Enormous semis rumble by, burly men in the cabs yanking the steering wheels. Around them, schools of pickups swarm like pilot fish, escorts sucked along in the wake. And then there's me, the lone female, driving the smallest of the trucks, a petite red Ford with a ton (literally) of stuff in the bed and 285,000 miles on the odometer.
You've arrived at the landfill when you hit the scales, big steel plates that weigh your load. Behind thick and shiny glass, a guy you can't quite see asks for a zip code, and for forty bucks. Then it's onward, along vague and unmarked dirt roads, just a hand-lettered sign here, a roughly-drawn arrow there, sending you deeper into the moonscape.
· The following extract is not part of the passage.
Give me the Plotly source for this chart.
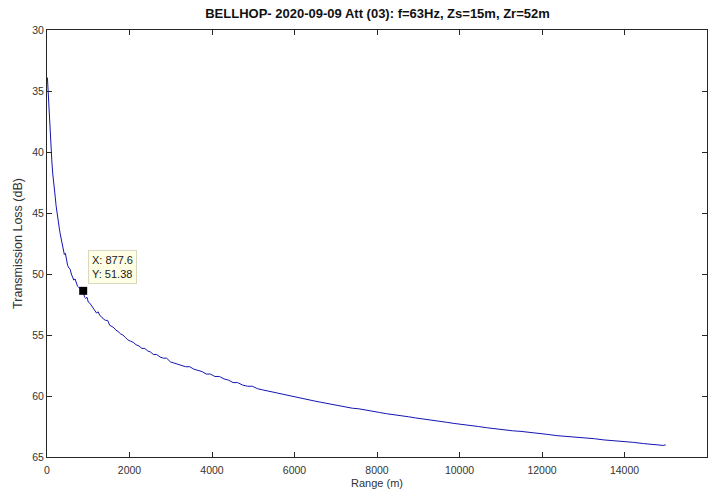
import plotly.graph_objects as go

# Transmission loss vs range (BELLHOP run, f=63 Hz, Zs=15 m, Zr=52 m)
range_m = [
    10, 20, 30, 40, 50, 60, 75, 90, 105, 120, 140, 160, 180, 200, 220, 240,
    260, 280, 300, 320, 345, 370, 395, 420, 445, 470, 500, 530, 560, 590,
    620, 650, 680, 710, 740, 770, 800, 840, 877.6, 910, 940, 970, 1000,
    1040, 1080, 1120, 1160, 1200, 1240, 1280, 1320, 1370, 1420, 1470, 1520,
    1570, 1620, 1670, 1720, 1780, 1840, 1900, 1960, 2020, 2090, 2160, 2230,
    2300, 2370, 2440, 2510, 2580, 2660, 2740, 2820, 2900, 2990, 3080, 3170,
    3260, 3360, 3460, 3560, 3660, 3760, 3860, 3960, 4070, 4180, 4290, 4400,
    4510, 4620, 4740, 4860, 4980, 5100, 5230, 5360, 5490, 5620, 5760, 5900,
    6040, 6180, 6320, 6470, 6620, 6770, 6920, 7080, 7240, 7400, 7560, 7720,
    7890, 8060, 8230, 8400, 8580, 8760, 8940, 9120, 9300, 9490, 9680, 9870,
    10060, 10260, 10460, 10660, 10860, 11070, 11280, 11490, 11700, 11920,
    12140, 12360, 12580, 12810, 13040, 13270, 13500, 13740, 13980, 14220,
    14460, 14700, 14940, 15000,
]
tl_db = [
    33.9, 34.6, 35.6, 36.3, 36.0, 36.8, 38.0, 39.2, 40.0, 40.9, 41.8, 42.3,
    42.9, 43.7, 44.4, 45.0, 45.2, 45.7, 46.3, 46.7, 47.1, 47.5, 47.9, 48.4,
    48.3, 48.8, 49.3, 49.5, 49.6, 50.0, 50.2, 50.5, 50.4, 50.8, 51.0, 51.1,
    51.2, 51.3, 51.38, 51.9, 52.0, 51.9, 52.3, 52.4, 52.6, 52.7, 52.9, 53.2,
    53.1, 53.4, 53.5, 53.7, 53.8, 53.8, 54.2, 54.3, 54.4, 54.6, 54.7, 54.9,
    55.0, 55.2, 55.4, 55.5, 55.6, 55.8, 55.9, 56.1, 56.1, 56.3, 56.4, 56.6,
    56.6, 56.8, 56.9, 56.9, 57.2, 57.3, 57.4, 57.5, 57.6, 57.6, 57.8, 57.9,
    58.0, 58.2, 58.2, 58.4, 58.4, 58.6, 58.7, 58.9, 58.9, 59.1, 59.2, 59.2,
    59.4, 59.5, 59.6, 59.7, 59.8, 59.9, 60.0, 60.1, 60.2, 60.3, 60.4, 60.5,
    60.6, 60.7, 60.8, 60.9, 61.0, 61.05, 61.15, 61.3, 61.35, 61.45, 61.55,
    61.6, 61.7, 61.8, 61.9, 62.0, 62.05, 62.15, 62.25, 62.35, 62.45, 62.5,
    62.6, 62.7, 62.75, 62.85, 62.9, 63.0, 63.1, 63.15, 63.25, 63.3, 63.4,
    63.45, 63.5, 63.6, 63.65, 63.75, 63.8, 63.9, 63.95, 64.05, 64.0,
]

# Data-tip point
tip_x = 877.6
tip_y = 51.38

x_ticks = [0, 2000, 4000, 6000, 8000, 10000, 12000, 14000, 16000]
y_ticks = [30, 35, 40, 45, 50, 55, 60, 65]

axis_color = "#262626"
label_color = "#333333"
font_family = "Liberation Sans, Arial, sans-serif"

fig = go.Figure()
fig.add_trace(go.Scatter(
    x=range_m, y=tl_db, mode="lines",
    line=dict(color="#1414b4", width=1),
    showlegend=False, hoverinfo="skip",
))
fig.add_trace(go.Scatter(
    x=[tip_x], y=[tip_y], mode="markers",
    marker=dict(symbol="square", size=8, color="black"),
    showlegend=False, hoverinfo="skip",
))

fig.add_annotation(
    x=tip_x, y=tip_y, xref="x", yref="y",
    text=f"X: {tip_x}<br>Y: {tip_y}",
    showarrow=False, xanchor="left", yanchor="bottom",
    xshift=5, yshift=7, align="left",
    bgcolor="#ffffe6", bordercolor="#d8d8c0", borderwidth=1, borderpad=3,
    font=dict(family=font_family, size=11, color="#1a1a1a"),
)

fig.update_layout(
    width=721, height=491,
    margin=dict(l=47, r=14, t=30, b=34),
    paper_bgcolor="white", plot_bgcolor="white",
    font=dict(family=font_family, size=10.5, color=label_color),
    title=dict(
        text="<b>BELLHOP- 2020-09-09 Att (03): f=63Hz, Zs=15m, Zr=52m</b>",
        x=(47.5 + 707.5) / 2 / 721, xanchor="center",
        y=1 - 13 / 491, yanchor="middle",
        font=dict(family=font_family, size=13, color="#111111"),
    ),
)
fig.update_xaxes(
    range=[0, 16000], tickvals=x_ticks, ticktext=[str(v) for v in x_ticks],
    showgrid=False, zeroline=False, automargin=False,
    showline=True, linecolor=axis_color, linewidth=1, mirror="ticks",
    ticks="inside", ticklen=5, tickcolor=axis_color, tickwidth=1,
    ticklabelstandoff=3,
    title=dict(text="Range (m)", standoff=4,
               font=dict(family=font_family, size=11, color=label_color)),
)
fig.update_yaxes(
    range=[65, 30], tickvals=y_ticks, ticktext=[str(v) for v in y_ticks],
    showgrid=False, zeroline=False, automargin=False,
    showline=True, linecolor=axis_color, linewidth=1, mirror="ticks",
    ticks="inside", ticklen=5, tickcolor=axis_color, tickwidth=1,
    title=dict(text="Transmission Loss (dB)", standoff=6,
               font=dict(family=font_family, size=12.5, color=label_color)),
)

fig.write_html("out.html")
The land fill kind of freaks me out, but it's also fascinating, this other world where tons of junk is tended to, ministered to, by workers who know you and me by the things we leave behind. I dumped the remnants of my mobile home bathroom yesterday, along with old life vests from my kayak, a torn wet suit, cracked book cases and a bunch of moldy leaves. It landed on someone's couch cushions, a two-legged camera tripod, and some complicated chrome lamps you might see in a fancy showroom.
When the pickup was empty, I borrowed a broom from the guys next door and swept it clean. Then, on the way out, shot this photo of my hot water heater, so filled with minerals and crud after 15 years it took the better part of a day to drain, and was still releasing Malibu water, drop by drop, onto the hardpan of the land fill as I drove back to the ocean.